#### [SET PROBLEM]
Take the line containing "What seaborn and", the line containing "ax = fig.add_axes([0.1148, 0.083, 0.8663, 0.837])", and all lines between them, and transcribe them exactly. Leave out pictures.

#### [DATA TO PROCESS]
________________________

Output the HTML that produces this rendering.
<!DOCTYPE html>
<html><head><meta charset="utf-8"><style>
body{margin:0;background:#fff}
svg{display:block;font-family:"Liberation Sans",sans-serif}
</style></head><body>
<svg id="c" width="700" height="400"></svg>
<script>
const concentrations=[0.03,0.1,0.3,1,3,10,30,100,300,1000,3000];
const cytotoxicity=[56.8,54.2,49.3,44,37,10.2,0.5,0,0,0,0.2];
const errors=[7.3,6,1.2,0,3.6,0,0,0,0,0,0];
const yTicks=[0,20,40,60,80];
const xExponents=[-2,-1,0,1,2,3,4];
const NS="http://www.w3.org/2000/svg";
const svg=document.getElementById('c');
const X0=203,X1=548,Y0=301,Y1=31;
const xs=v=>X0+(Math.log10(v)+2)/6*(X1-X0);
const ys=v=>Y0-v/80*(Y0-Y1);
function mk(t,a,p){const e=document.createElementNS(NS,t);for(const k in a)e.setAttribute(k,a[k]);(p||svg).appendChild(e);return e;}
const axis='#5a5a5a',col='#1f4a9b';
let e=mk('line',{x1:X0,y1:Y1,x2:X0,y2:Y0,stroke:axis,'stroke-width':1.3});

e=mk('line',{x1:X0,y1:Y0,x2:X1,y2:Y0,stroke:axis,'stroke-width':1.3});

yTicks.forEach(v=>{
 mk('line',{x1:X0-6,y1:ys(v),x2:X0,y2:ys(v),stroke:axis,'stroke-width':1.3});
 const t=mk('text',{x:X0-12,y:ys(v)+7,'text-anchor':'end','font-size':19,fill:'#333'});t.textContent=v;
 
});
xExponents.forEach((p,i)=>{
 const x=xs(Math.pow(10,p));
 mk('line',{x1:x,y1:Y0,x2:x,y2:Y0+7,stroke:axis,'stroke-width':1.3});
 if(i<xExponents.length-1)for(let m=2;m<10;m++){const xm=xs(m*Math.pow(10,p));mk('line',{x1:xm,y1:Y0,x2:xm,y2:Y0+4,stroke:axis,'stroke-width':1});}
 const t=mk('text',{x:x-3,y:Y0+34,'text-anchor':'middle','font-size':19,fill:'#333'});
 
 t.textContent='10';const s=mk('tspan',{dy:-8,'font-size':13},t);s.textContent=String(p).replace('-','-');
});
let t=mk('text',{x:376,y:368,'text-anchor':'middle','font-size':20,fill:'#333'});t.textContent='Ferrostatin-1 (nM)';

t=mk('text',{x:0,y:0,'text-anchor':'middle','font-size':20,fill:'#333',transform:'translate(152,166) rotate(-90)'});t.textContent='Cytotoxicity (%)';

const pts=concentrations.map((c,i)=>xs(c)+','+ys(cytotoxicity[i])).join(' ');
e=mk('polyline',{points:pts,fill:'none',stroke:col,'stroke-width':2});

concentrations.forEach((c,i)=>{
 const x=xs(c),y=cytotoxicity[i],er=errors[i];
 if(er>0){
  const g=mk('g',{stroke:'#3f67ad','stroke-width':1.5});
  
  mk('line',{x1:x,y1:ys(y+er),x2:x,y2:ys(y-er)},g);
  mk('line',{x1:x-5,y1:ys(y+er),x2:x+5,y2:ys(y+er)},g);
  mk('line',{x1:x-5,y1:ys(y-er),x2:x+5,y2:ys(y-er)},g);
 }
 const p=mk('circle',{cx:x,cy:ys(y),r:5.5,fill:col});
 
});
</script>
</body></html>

________________________

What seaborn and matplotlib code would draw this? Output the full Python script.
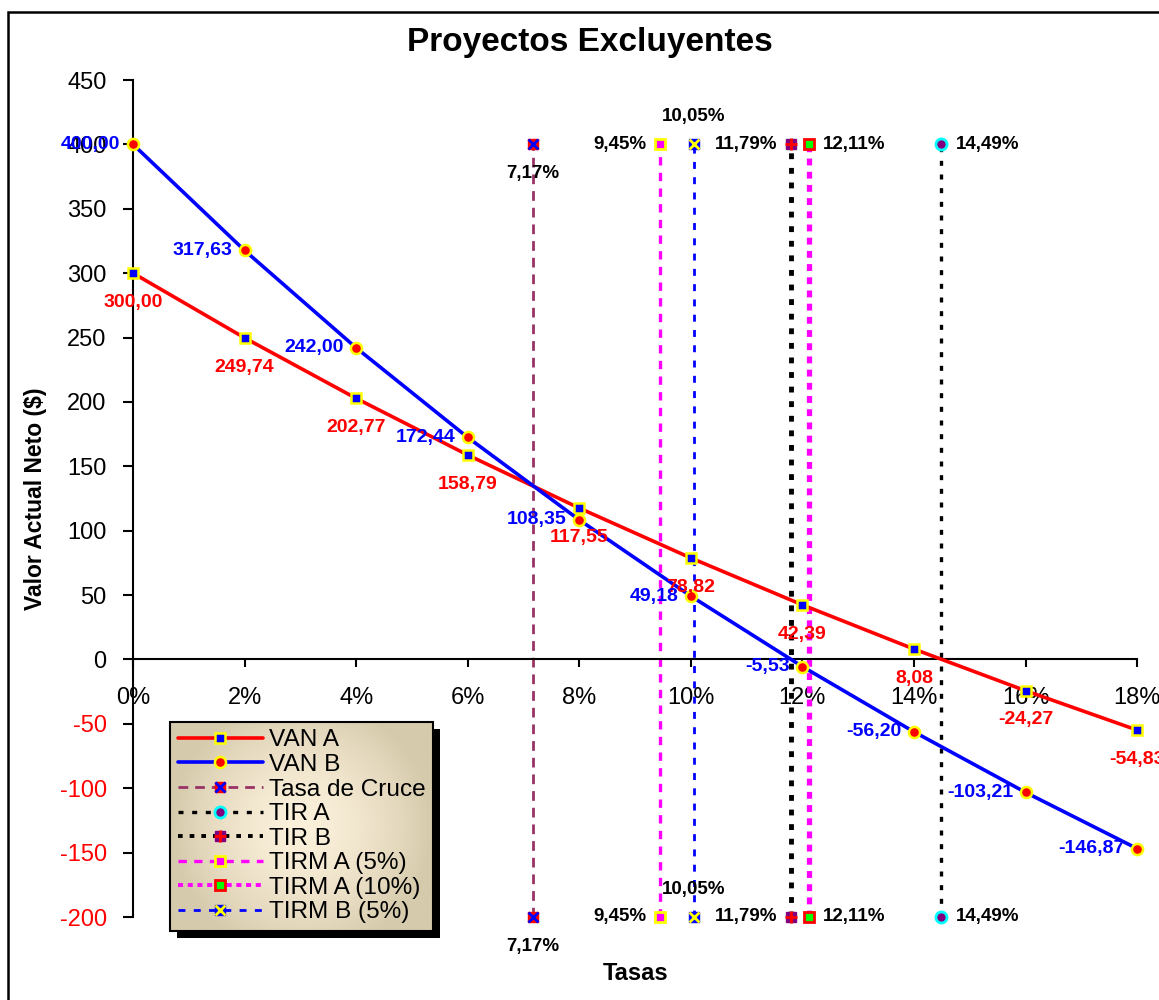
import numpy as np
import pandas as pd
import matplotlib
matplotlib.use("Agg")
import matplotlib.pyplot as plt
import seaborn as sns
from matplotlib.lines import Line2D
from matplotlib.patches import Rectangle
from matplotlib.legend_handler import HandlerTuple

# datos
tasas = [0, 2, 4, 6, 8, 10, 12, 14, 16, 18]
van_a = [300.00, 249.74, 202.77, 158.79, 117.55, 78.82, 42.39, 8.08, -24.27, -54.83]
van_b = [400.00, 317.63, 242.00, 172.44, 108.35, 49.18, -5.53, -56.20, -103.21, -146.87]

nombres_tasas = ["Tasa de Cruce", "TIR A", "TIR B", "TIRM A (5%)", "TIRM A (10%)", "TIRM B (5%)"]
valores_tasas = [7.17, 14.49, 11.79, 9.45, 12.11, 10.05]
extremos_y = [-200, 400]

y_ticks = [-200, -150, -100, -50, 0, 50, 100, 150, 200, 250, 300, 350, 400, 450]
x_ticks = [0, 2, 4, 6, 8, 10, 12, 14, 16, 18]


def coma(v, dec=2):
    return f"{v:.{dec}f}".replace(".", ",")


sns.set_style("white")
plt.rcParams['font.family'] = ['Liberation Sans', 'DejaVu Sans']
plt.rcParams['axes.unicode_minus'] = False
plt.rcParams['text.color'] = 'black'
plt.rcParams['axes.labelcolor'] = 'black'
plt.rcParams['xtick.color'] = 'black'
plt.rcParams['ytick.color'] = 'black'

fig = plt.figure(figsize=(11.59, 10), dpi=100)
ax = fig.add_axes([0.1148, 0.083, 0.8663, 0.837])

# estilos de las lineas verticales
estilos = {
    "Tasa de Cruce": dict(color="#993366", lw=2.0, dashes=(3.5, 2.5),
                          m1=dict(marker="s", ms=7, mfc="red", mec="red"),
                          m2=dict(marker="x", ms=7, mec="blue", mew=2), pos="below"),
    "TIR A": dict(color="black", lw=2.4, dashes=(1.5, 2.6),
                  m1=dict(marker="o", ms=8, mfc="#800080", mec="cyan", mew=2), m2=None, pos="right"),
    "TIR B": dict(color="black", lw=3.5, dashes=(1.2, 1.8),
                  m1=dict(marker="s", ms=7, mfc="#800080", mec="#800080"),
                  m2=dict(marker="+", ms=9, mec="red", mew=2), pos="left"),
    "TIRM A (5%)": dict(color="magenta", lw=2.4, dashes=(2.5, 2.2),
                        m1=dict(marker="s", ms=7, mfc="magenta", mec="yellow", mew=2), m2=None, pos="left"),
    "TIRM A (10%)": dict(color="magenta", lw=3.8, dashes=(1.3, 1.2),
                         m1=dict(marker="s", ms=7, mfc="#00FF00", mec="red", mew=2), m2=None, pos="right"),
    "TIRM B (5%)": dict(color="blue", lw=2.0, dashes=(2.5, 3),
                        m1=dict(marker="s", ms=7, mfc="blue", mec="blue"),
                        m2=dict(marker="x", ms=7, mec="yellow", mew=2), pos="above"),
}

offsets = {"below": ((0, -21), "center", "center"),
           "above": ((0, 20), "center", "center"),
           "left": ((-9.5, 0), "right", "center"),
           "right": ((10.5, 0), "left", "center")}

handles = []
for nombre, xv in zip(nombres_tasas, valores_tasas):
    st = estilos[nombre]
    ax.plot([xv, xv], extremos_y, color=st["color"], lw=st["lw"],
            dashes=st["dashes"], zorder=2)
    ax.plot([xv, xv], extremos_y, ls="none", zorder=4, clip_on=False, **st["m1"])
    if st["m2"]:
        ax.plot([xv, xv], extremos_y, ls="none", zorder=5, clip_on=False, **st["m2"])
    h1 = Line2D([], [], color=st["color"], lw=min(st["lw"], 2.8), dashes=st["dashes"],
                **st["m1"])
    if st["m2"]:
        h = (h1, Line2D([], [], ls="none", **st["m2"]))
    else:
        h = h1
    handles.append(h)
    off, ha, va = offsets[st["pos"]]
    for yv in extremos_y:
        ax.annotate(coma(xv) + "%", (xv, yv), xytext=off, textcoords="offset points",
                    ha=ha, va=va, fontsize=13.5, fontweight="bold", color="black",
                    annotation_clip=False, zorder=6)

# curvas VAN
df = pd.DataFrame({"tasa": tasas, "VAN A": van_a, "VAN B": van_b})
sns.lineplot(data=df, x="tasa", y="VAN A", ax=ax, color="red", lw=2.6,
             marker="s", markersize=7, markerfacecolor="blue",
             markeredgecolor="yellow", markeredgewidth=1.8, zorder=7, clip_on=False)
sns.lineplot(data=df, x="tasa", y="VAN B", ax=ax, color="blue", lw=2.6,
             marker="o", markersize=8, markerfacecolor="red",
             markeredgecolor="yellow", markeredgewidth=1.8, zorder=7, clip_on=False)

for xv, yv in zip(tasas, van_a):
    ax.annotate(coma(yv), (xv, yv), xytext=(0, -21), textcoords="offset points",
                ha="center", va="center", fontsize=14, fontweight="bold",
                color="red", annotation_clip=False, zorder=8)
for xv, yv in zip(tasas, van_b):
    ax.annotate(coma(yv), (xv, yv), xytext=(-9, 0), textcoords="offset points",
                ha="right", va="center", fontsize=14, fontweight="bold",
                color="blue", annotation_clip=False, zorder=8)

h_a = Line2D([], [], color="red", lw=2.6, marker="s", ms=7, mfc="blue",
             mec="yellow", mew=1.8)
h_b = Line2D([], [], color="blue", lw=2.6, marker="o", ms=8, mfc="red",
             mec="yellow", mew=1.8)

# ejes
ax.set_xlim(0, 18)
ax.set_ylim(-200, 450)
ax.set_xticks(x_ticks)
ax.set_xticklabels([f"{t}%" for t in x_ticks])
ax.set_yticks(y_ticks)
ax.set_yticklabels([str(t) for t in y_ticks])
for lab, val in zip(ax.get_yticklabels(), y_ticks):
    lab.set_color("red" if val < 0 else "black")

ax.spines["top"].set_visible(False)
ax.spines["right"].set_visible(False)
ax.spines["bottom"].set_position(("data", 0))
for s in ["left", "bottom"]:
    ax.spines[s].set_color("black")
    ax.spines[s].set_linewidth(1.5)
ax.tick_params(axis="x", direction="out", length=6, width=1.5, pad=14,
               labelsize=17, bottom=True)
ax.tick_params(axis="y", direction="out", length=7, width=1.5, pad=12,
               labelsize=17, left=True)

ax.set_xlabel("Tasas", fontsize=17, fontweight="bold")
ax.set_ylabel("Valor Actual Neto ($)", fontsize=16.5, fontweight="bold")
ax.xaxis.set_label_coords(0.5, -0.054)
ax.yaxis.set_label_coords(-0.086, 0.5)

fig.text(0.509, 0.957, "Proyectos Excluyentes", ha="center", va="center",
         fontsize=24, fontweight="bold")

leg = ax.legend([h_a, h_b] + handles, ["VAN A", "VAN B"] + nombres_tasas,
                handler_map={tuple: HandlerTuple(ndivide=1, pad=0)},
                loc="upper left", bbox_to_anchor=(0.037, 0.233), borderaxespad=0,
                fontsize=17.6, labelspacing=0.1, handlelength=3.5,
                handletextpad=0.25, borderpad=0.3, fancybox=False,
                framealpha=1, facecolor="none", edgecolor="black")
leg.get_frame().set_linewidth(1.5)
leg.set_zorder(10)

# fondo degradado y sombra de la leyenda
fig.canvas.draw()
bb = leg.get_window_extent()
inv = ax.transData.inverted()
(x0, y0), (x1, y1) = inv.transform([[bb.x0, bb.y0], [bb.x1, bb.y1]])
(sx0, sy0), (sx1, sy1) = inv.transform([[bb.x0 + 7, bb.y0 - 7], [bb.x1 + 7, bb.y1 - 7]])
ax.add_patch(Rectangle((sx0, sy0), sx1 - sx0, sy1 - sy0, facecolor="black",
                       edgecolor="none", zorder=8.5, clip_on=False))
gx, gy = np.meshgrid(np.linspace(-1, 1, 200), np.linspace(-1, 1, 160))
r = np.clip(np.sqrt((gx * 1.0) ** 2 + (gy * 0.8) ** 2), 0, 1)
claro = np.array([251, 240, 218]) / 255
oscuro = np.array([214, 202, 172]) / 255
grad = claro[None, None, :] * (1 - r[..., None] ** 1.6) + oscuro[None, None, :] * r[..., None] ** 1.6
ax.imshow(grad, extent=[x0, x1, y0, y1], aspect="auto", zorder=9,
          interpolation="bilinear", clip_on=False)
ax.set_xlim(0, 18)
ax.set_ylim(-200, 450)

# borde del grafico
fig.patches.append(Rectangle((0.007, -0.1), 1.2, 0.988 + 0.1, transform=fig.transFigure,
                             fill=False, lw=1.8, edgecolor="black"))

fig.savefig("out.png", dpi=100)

________________________

#### [THE RESPONSE]
What seaborn and matplotlib code would draw this? Output the full Python script.
import numpy as np
import pandas as pd
import matplotlib
matplotlib.use("Agg")
import matplotlib.pyplot as plt
import seaborn as sns
from matplotlib.lines import Line2D
from matplotlib.patches import Rectangle
from matplotlib.legend_handler import HandlerTuple

# datos
tasas = [0, 2, 4, 6, 8, 10, 12, 14, 16, 18]
van_a = [300.00, 249.74, 202.77, 158.79, 117.55, 78.82, 42.39, 8.08, -24.27, -54.83]
van_b = [400.00, 317.63, 242.00, 172.44, 108.35, 49.18, -5.53, -56.20, -103.21, -146.87]

nombres_tasas = ["Tasa de Cruce", "TIR A", "TIR B", "TIRM A (5%)", "TIRM A (10%)", "TIRM B (5%)"]
valores_tasas = [7.17, 14.49, 11.79, 9.45, 12.11, 10.05]
extremos_y = [-200, 400]

y_ticks = [-200, -150, -100, -50, 0, 50, 100, 150, 200, 250, 300, 350, 400, 450]
x_ticks = [0, 2, 4, 6, 8, 10, 12, 14, 16, 18]


def coma(v, dec=2):
    return f"{v:.{dec}f}".replace(".", ",")


sns.set_style("white")
plt.rcParams['font.family'] = ['Liberation Sans', 'DejaVu Sans']
plt.rcParams['axes.unicode_minus'] = False
plt.rcParams['text.color'] = 'black'
plt.rcParams['axes.labelcolor'] = 'black'
plt.rcParams['xtick.color'] = 'black'
plt.rcParams['ytick.color'] = 'black'

fig = plt.figure(figsize=(11.59, 10), dpi=100)
ax = fig.add_axes([0.1148, 0.083, 0.8663, 0.837])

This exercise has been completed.